__Input data__:
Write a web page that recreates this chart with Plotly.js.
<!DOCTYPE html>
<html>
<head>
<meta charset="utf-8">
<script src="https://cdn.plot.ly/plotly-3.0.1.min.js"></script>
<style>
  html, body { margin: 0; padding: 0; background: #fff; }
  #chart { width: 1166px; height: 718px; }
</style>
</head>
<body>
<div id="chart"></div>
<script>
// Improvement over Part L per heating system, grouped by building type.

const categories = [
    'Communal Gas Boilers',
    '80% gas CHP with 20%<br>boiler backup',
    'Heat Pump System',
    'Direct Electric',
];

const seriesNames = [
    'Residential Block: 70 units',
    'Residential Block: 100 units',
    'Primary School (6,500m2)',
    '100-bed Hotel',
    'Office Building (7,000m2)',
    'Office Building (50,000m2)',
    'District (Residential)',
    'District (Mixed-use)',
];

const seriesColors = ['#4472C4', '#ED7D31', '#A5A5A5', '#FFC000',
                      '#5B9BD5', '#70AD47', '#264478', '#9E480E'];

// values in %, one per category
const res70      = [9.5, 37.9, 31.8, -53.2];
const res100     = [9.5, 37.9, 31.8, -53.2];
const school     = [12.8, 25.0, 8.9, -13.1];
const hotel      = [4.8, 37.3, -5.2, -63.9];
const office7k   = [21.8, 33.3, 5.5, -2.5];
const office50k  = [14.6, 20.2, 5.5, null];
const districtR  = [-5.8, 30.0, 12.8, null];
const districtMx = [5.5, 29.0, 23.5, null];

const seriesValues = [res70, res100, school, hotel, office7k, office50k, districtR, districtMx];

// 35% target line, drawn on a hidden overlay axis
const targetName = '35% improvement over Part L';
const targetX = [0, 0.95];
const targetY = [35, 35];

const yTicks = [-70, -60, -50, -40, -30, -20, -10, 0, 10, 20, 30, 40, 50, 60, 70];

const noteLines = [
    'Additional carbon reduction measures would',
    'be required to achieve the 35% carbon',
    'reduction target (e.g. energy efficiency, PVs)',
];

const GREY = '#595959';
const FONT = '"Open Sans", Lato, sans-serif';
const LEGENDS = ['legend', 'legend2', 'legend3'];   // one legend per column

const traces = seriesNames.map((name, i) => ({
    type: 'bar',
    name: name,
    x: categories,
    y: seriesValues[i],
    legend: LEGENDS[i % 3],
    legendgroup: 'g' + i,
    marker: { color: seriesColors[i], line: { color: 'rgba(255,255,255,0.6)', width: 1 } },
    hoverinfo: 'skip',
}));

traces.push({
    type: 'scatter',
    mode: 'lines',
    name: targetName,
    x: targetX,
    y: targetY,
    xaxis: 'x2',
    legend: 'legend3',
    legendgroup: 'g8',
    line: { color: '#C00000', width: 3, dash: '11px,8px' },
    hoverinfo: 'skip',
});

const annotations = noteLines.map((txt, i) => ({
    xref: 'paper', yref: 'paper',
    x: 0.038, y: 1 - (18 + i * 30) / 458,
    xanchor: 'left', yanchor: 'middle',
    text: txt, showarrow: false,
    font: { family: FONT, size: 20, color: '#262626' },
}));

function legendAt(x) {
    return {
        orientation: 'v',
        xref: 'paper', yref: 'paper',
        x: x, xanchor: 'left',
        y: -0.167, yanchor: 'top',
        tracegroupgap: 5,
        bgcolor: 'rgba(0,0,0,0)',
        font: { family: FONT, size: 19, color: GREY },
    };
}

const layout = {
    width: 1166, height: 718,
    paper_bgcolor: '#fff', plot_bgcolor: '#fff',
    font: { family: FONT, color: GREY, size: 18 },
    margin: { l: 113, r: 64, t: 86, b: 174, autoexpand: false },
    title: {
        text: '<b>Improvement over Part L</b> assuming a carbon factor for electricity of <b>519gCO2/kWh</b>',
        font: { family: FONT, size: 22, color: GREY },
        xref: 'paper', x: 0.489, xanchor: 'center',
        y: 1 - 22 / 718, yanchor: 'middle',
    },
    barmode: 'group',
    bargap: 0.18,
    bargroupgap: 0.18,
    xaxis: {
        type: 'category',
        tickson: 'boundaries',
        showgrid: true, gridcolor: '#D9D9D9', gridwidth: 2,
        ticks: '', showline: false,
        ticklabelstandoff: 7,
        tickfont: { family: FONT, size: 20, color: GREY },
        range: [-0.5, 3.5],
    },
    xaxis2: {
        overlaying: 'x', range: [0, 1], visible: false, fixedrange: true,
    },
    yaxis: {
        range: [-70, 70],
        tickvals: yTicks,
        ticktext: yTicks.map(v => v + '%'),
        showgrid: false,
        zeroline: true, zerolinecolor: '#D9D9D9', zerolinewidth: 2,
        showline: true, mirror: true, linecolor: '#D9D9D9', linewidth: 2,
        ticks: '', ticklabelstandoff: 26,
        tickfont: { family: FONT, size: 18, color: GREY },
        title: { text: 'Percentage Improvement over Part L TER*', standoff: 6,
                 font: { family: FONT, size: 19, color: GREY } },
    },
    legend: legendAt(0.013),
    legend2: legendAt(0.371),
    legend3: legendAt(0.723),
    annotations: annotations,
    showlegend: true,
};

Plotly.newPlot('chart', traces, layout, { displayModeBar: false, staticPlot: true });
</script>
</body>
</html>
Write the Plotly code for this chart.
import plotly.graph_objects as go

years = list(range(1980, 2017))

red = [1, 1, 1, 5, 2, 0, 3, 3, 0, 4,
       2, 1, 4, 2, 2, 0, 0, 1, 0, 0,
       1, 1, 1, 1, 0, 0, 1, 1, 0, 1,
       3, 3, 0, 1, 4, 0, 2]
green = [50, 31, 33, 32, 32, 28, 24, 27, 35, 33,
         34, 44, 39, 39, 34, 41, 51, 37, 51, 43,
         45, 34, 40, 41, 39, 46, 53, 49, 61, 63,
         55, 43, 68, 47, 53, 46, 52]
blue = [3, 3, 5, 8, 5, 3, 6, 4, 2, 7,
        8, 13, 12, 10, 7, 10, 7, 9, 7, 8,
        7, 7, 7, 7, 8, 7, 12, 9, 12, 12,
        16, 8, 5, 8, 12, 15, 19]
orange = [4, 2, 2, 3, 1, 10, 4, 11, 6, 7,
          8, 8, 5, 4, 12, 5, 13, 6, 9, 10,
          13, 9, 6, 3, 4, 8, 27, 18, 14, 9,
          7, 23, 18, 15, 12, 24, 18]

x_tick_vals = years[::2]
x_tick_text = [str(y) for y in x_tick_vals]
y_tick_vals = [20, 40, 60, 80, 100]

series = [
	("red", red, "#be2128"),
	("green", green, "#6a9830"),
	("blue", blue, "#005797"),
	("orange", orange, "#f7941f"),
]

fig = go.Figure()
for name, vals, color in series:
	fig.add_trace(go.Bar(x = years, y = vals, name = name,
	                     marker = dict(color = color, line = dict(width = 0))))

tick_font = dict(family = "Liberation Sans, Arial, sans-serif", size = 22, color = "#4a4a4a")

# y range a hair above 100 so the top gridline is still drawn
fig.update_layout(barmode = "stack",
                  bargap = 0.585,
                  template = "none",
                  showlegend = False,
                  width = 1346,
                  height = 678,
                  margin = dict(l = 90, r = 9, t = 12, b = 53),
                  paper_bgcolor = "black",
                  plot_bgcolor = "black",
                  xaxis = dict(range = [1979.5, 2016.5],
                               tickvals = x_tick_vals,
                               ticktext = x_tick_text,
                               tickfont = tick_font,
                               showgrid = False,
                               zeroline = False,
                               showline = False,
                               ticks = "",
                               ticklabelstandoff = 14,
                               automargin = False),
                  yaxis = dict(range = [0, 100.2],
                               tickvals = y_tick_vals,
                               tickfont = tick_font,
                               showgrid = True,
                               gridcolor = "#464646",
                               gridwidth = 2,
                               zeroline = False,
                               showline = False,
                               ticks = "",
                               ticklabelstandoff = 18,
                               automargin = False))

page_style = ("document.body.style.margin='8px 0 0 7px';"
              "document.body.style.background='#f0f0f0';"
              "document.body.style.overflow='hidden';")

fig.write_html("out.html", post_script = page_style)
---
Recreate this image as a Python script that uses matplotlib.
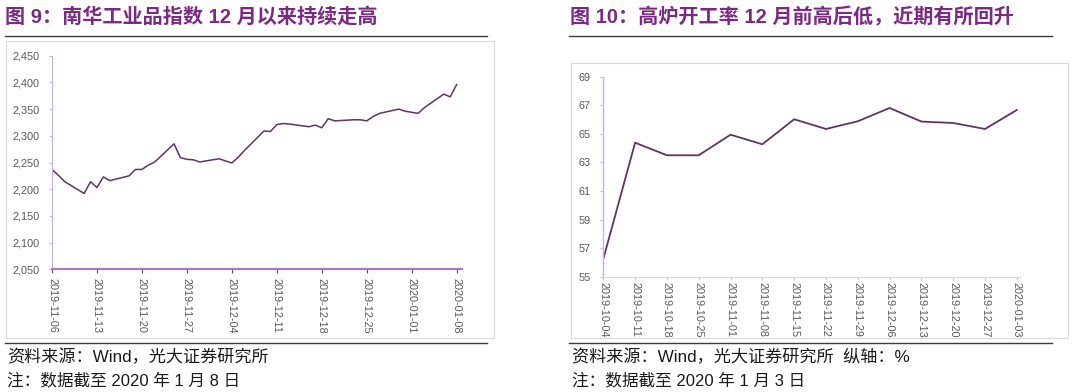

__Your objective__: Pick out the lines that have the word "chart". Copy them all.

__Full answer__:
Write a web page that recreates this chart with Plotly.js.
  #chart { width: 1166px; height: 718px; }
<div id="chart"></div>
Plotly.newPlot('chart', traces, layout, { displayModeBar: false, staticPlot: true });
Write the Plotly code for this chart.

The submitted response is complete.